Healthcare – As Simple As Calling An Uber
Uber Diagnostics is also in the final stages to launch a patient app in June/July this year that will act as the driver for a patient’s entire health care management. It will provide full access to patient records and ability to share the information with healthcare specialists or family members. In addition to that, it will also offer discounts for patients while visiting doctors who are a part of the Cardiotrack network of primary care physicians and specialists.

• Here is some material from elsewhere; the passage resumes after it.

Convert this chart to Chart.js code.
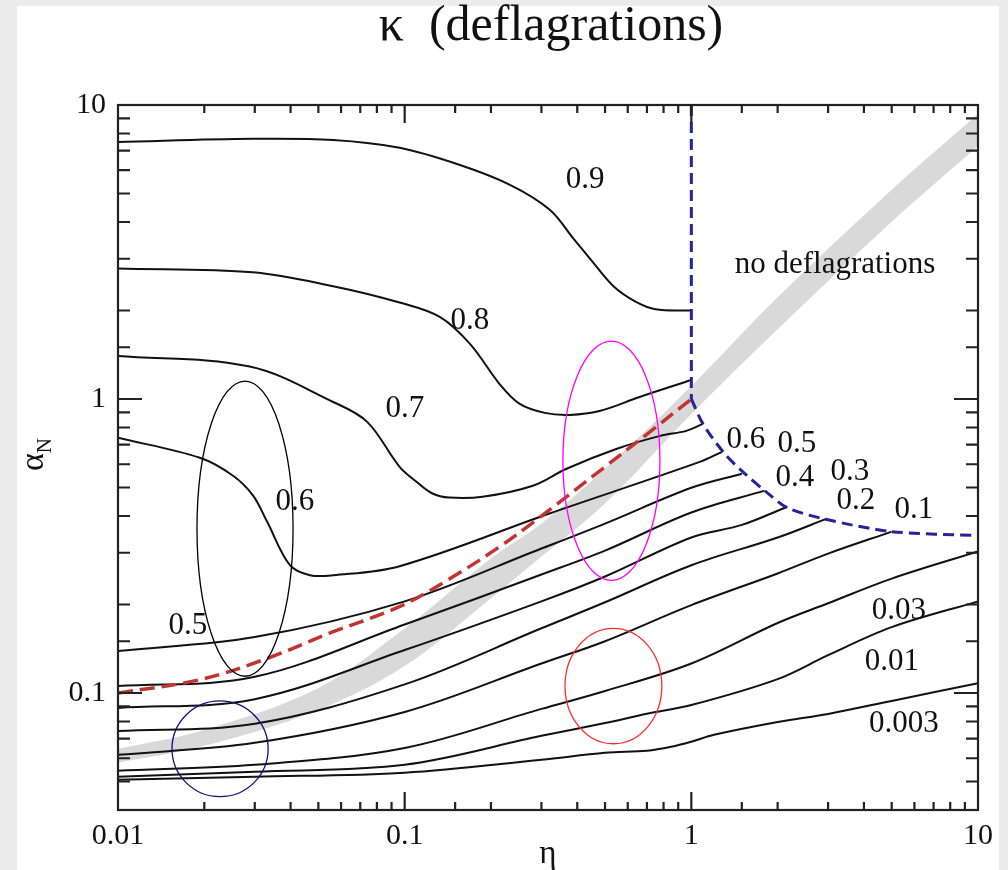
<!DOCTYPE html>
<html>
<head>
<meta charset="utf-8">
<title>kappa (deflagrations)</title>
<script src="https://cdn.jsdelivr.net/npm/chart.js@4.4.1/dist/chart.umd.min.js"></script>
<style>
  html, body { margin: 0; padding: 0; background: #ececec; }
  canvas { display: block; }
</style>
</head>
<body>
<canvas id="kappaChart" width="1008" height="870" style="width:1008px;height:870px"></canvas>
<script>
// kappa contours, [eta, alpha_N] pairs
const kappa09 = [[0.01, 7.49], [0.0295, 7.67], [0.0563, 7.6], [0.096, 7.15], [0.155, 6.26], [0.233, 5.35], [0.32, 4.41], [0.39, 3.49], [0.46, 2.87], [0.54, 2.4], [0.636, 2.15], [0.75, 2.02], [1, 2.0]];
const kappa08 = [[0.01, 2.78], [0.0295, 2.70], [0.0563, 2.42], [0.096, 2.13], [0.133, 1.90], [0.169, 1.54], [0.215, 1.12], [0.252, 0.962], [0.308, 0.897], [0.377, 0.883], [0.478, 0.91], [0.66, 1.016], [1, 1.16]];
const kappa07 = [[0.01, 1.40], [0.0288, 1.29], [0.0563, 0.977], [0.074, 0.836], [0.096, 0.588], [0.110, 0.523], [0.125, 0.477], [0.143, 0.462], [0.187, 0.465], [0.28, 0.507], [0.367, 0.579], [0.55, 0.677], [0.778, 0.749], [0.96, 0.779], [1.098, 0.823]];
const kappa06 = [[0.01, 0.738], [0.0193, 0.631], [0.0252, 0.548], [0.0296, 0.469], [0.0331, 0.383], [0.0398, 0.272], [0.0467, 0.2515], [0.0563, 0.2515], [0.096, 0.27], [0.32, 0.408], [1.07, 0.611], [1.28, 0.661]];
const kappa05 = [[0.01, 0.139], [0.03, 0.155], [0.1, 0.205], [0.3, 0.31], [0.5, 0.377], [1, 0.499], [1.5, 0.557]];
const kappa04 = [[0.01, 0.1056], [0.03, 0.1135], [0.1, 0.171], [0.3, 0.253], [0.5, 0.305], [1, 0.411], [1.8, 0.488]];
const kappa03 = [[0.01, 0.089], [0.03, 0.0953], [0.1, 0.140], [0.3, 0.205], [0.5, 0.249], [1, 0.338], [1.5, 0.373], [2.16, 0.43]];
const kappa02 = [[0.01, 0.0743], [0.03, 0.0786], [0.1, 0.107], [0.3, 0.166], [0.5, 0.2035], [1, 0.272], [2, 0.338], [2.97, 0.392]];
const kappa01 = [[0.01, 0.0616], [0.03, 0.0677], [0.1, 0.0862], [0.3, 0.126], [0.5, 0.150], [1, 0.199], [2, 0.255], [3, 0.298], [5.0, 0.354]];
const kappa003 = [[0.01, 0.0544], [0.03, 0.057], [0.1, 0.065], [0.3, 0.0883], [0.5, 0.1016], [1, 0.126], [2, 0.173], [3, 0.202], [5, 0.245], [10, 0.303]];
const kappa001 = [[0.01, 0.0519], [0.03, 0.054], [0.1, 0.057], [0.3, 0.0715], [0.5, 0.079], [0.7, 0.085], [1, 0.091], [2, 0.1115], [3, 0.1345], [5, 0.1675], [10, 0.205]];
const kappa0003 = [[0.01, 0.0507], [0.03, 0.0519], [0.1, 0.0536], [0.3, 0.0593], [0.5, 0.0626], [0.7, 0.0636], [0.85, 0.0656], [1, 0.0683], [1.2, 0.0721], [2, 0.0797], [3, 0.0849], [5, 0.094], [10, 0.108]];

// red dashed line and the blue no-deflagration border
const redDashed = [[0.01, 0.1], [0.0193, 0.111], [0.0331, 0.131], [0.0549, 0.16], [0.0963, 0.197], [0.144, 0.245], [0.215, 0.315], [0.28, 0.38], [0.48, 0.57], [0.717, 0.773], [1, 1]];
const borderVertical = [[1, 10], [1, 1]];
const borderCurve = [[1, 1], [1.098, 0.823], [1.30, 0.656], [1.51, 0.566], [1.82, 0.484], [2.16, 0.427], [2.97, 0.389], [5.0, 0.354], [10, 0.343]];

// grey band, lower and upper edge
const bandLow = [[0.01, 0.0579], [0.02, 0.0661], [0.05, 0.0876], [0.1, 0.1235], [0.2, 0.21], [0.3, 0.291], [0.5, 0.441], [1, 0.889], [2, 1.727], [5, 4.01], [10, 7.26]];
const bandHigh = [[0.01, 0.0646], [0.02, 0.0749], [0.05, 0.104], [0.1, 0.166], [0.2, 0.287], [0.3, 0.377], [0.5, 0.579], [1, 1.107], [2, 2.217], [5, 5.15], [10, 9.32]];

// contour labels: text, eta, alpha_N
const curveLabels = [
  ['0.9', 0.4257, 5.57], ['0.8', 0.169, 1.838], ['0.7', 0.1002, 0.925],
  ['0.6', 0.0414, 0.4477], ['0.5', 0.01754, 0.1687],
  ['0.6', 1.55, 0.726], ['0.5', 2.335, 0.704], ['0.4', 2.298, 0.54],
  ['0.3', 3.574, 0.566], ['0.2', 3.751, 0.451], ['0.1', 5.974, 0.4204],
  ['0.03', 5.30, 0.191], ['0.01', 5.01, 0.1274], ['0.003', 5.51, 0.0785],
  ['no deflagrations', 3.17, 2.87]
];

// marked regions: eta range, alpha_N range
const rings = [
  { eta: [0.01886, 0.0408], alpha: [0.114, 1.151], color: '#000000' },
  { eta: [0.3565, 0.777], alpha: [0.2415, 1.573], color: '#ff00ff' },
  { eta: [0.3625, 0.789], alpha: [0.0672, 0.166], color: '#ff2a2a' },
  { eta: [0.01543, 0.0334], alpha: [0.0444, 0.094], color: '#10107a' }
];

const xTickLabels = ['0.01', '0.1', '1', '10'];
const yTickLabels = ['0.1', '1', '10'];

const serif = "'Liberation Serif', 'Times New Roman', serif";

function line(points, opts) {
  return Object.assign({
    data: points.map(p => ({ x: p[0], y: p[1] })),
    showLine: true,
    pointRadius: 0,
    borderColor: '#111111',
    borderWidth: 2,
    tension: 0.35,
    fill: false,
    order: 1
  }, opts);
}

function isDecade(v) {
  const p = Math.log10(v);
  return Math.abs(p - Math.round(p)) < 1e-6;
}

function tickText(labels) {
  return function (value) {
    const hit = labels.find(l => Math.abs(Number(l) - value) < value * 1e-6);
    return hit || '';
  };
}

const decor = {
  id: 'decor',
  beforeDraw(chart) {
    const ctx = chart.ctx;
    ctx.save();
    ctx.fillStyle = '#ececec';
    ctx.fillRect(0, 0, chart.width, chart.height);
    ctx.fillStyle = '#ffffff';
    ctx.fillRect(17, 6, 982, chart.height - 6);
    ctx.restore();
  },
  afterDatasetsDraw(chart) {
    const { ctx, scales: { x, y } } = chart;
    ctx.save();
    rings.forEach(r => {
      const x0 = x.getPixelForValue(r.eta[0]);
      const x1 = x.getPixelForValue(r.eta[1]);
      const y0 = y.getPixelForValue(r.alpha[1]);
      const y1 = y.getPixelForValue(r.alpha[0]);
      ctx.beginPath();
      ctx.ellipse((x0 + x1) / 2, (y0 + y1) / 2, (x1 - x0) / 2, (y1 - y0) / 2, 0, 0, Math.PI * 2);
      ctx.strokeStyle = r.color;
      ctx.lineWidth = 1.3;
      ctx.stroke();
    });
    ctx.fillStyle = '#111111';
    ctx.textAlign = 'center';
    ctx.textBaseline = 'middle';
    ctx.font = '31px ' + serif;
    curveLabels.forEach(([text, eta, alpha]) => {
      ctx.fillText(text, x.getPixelForValue(eta), y.getPixelForValue(alpha));
    });
    ctx.restore();
  },
  afterDraw(chart) {
    const { ctx, chartArea: a, scales: { x, y } } = chart;
    ctx.save();
    ctx.strokeStyle = '#222222';
    ctx.lineWidth = 2.2;
    ctx.strokeRect(a.left, a.top, a.right - a.left, a.bottom - a.top);

    // inward ticks on all four sides
    ctx.beginPath();
    x.ticks.forEach(t => {
      if (t.value <= x.min || t.value >= x.max) return;
      const px = x.getPixelForValue(t.value);
      const len = isDecade(t.value) ? 18 : 8;
      ctx.moveTo(px, a.bottom); ctx.lineTo(px, a.bottom - len);
      ctx.moveTo(px, a.top); ctx.lineTo(px, a.top + len);
    });
    y.ticks.forEach(t => {
      if (t.value <= y.min || t.value >= y.max) return;
      const py = y.getPixelForValue(t.value);
      const len = isDecade(t.value) ? 24 : 12;
      ctx.moveTo(a.left, py); ctx.lineTo(a.left + len, py);
      ctx.moveTo(a.right, py); ctx.lineTo(a.right - len, py);
    });
    ctx.stroke();

    // titles
    ctx.fillStyle = '#111111';
    ctx.textAlign = 'center';
    ctx.textBaseline = 'alphabetic';
    ctx.font = '50px ' + serif;
    ctx.fillText('\u03ba  (deflagrations)', 551, 40);
    ctx.font = '33px ' + serif;
    ctx.fillText('\u03b7', (a.left + a.right) / 2, 863);

    ctx.translate(43, 471);
    ctx.rotate(-Math.PI / 2);
    ctx.textAlign = 'left';
    ctx.font = '34px ' + serif;
    ctx.fillText('\u03b1', 0, 0);
    const w = ctx.measureText('\u03b1').width;
    ctx.font = '21px ' + serif;
    ctx.fillText('N', w, 8);
    ctx.restore();
  }
};

const ctx = document.getElementById('kappaChart').getContext('2d');
new Chart(ctx, {
  type: 'scatter',
  data: {
    datasets: [
      line(borderVertical, { borderColor: '#23239c', borderWidth: 3, borderDash: [11, 6], tension: 0, order: 0 }),
      line(borderCurve, { borderColor: '#23239c', borderWidth: 3, borderDash: [11, 6], tension: 0.3, order: 0 }),
      line(redDashed, { borderColor: '#c2342f', borderWidth: 3.5, borderDash: [15, 7], order: 0 }),
      line(kappa09), line(kappa08), line(kappa07), line(kappa06),
      line(kappa05), line(kappa04), line(kappa03), line(kappa02),
      line(kappa01), line(kappa003), line(kappa001), line(kappa0003),
      line(bandLow, { borderWidth: 0, borderColor: 'rgba(0,0,0,0)', order: 10 }),
      line(bandHigh, { borderWidth: 0, borderColor: 'rgba(0,0,0,0)', backgroundColor: '#d9d9d9', fill: '-1', order: 9 })
    ]
  },
  options: {
    responsive: false,
    animation: false,
    layout: { padding: { top: 105, right: 30, bottom: 0, left: 0 } },
    plugins: { legend: { display: false }, tooltip: { enabled: false } },
    scales: {
      x: {
        type: 'logarithmic',
        min: 0.01,
        max: 10,
        grid: { display: false, drawTicks: false },
        border: { display: false },
        ticks: {
          autoSkip: false, maxRotation: 0, padding: 8, color: '#111111',
          font: { family: serif, size: 30 },
          callback: tickText(xTickLabels)
        },
        afterFit(scale) { scale.height = 60; }
      },
      y: {
        type: 'logarithmic',
        min: 0.04,
        max: 10,
        grid: { display: false, drawTicks: false },
        border: { display: false },
        ticks: {
          autoSkip: false, padding: 12, color: '#111111',
          font: { family: serif, size: 30 },
          callback: tickText(yTickLabels)
        },
        afterFit(scale) { scale.width = 118; }
      }
    }
  },
  plugins: [decor]
});
</script>
</body>
</html>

It is also planning to launch a simplified version of an electronic medical record (EMR) for rural hospitals, as due to limited facilities, a lot of hospitals still follow the method of written database for tracking patient records. Uber Diagnostics’ EMR will contain 8-10 fields such as the patient’s name, age, and date of visit, and can upload these notes onto a printer that could be given to the patient as a prescription. The EMR would also allow for hospitals to store a patient’s information on a tablet for comprehensive record-keeping.
The startup is also closing on the launch of a platform that will enable physicians to communicate in real-time with a specialist, further allowing them to share patient records and initiate an audio/video call with the specialist to help speed up the intervention process by integrating artificial intelligence from Cardiologs, a French company.
This tie-up aims to further reduce intervention time by providing the primary care physician with an instant report on the patient’s cardiovascular problems based on the ECG report generated by Cardiotrack.
Why do they call themselves Uber, one might ask, to which Ashim replies, “It (Healthcare) should be as simple as calling an Uber cab, not just for the urban Indian population, but for everybody in the country, including the village and rural areas as well.”
According to a recent report by IBEF, the Indian healthcare sector is growing at a 15% CAGR to reach $158.2 Bn by 2017. With rural India accounting for over 70% of the population, there is a significant scope for tech startups to enhance healthcare services. Also, the doctor to patient ratio is 1:1,500. In such dire conditions, thanks to technology, many healthtech platforms have mushroomed, which are slowly making the consumer more aware of their health and the steps they can take to track it. In the same direction, Uber Diagnostics is addressing a huge problem: one of affordable healthcare in inaccessible and remote areas.
Increasing digitisation, even in Tier II and Tier III cities as well as rural India, will add a major fillip to healthtech. There is no doubt that startups like Sanket, Uber Diagnostics, and Tricog are the need of the hour. At the same time, when we talk about the highly disproportionate doctor-patient ratio, these startups’ biggest challenge and, at the same time, biggest differentiator becomes educating the other end of the spectrum, i.e. the patients. Keeping this challenge to create awareness in mind, it remains to be seen how Uber Diagnostics bridges the doctor:patient gap in rural India while scaling up.
Uber Diagnostics is part of Inc42’s 42 Fellowship – a year-long fellowship programme for India’s top growing and upcoming startups with the aim to build a close-knit community who can help each other multiply their impact.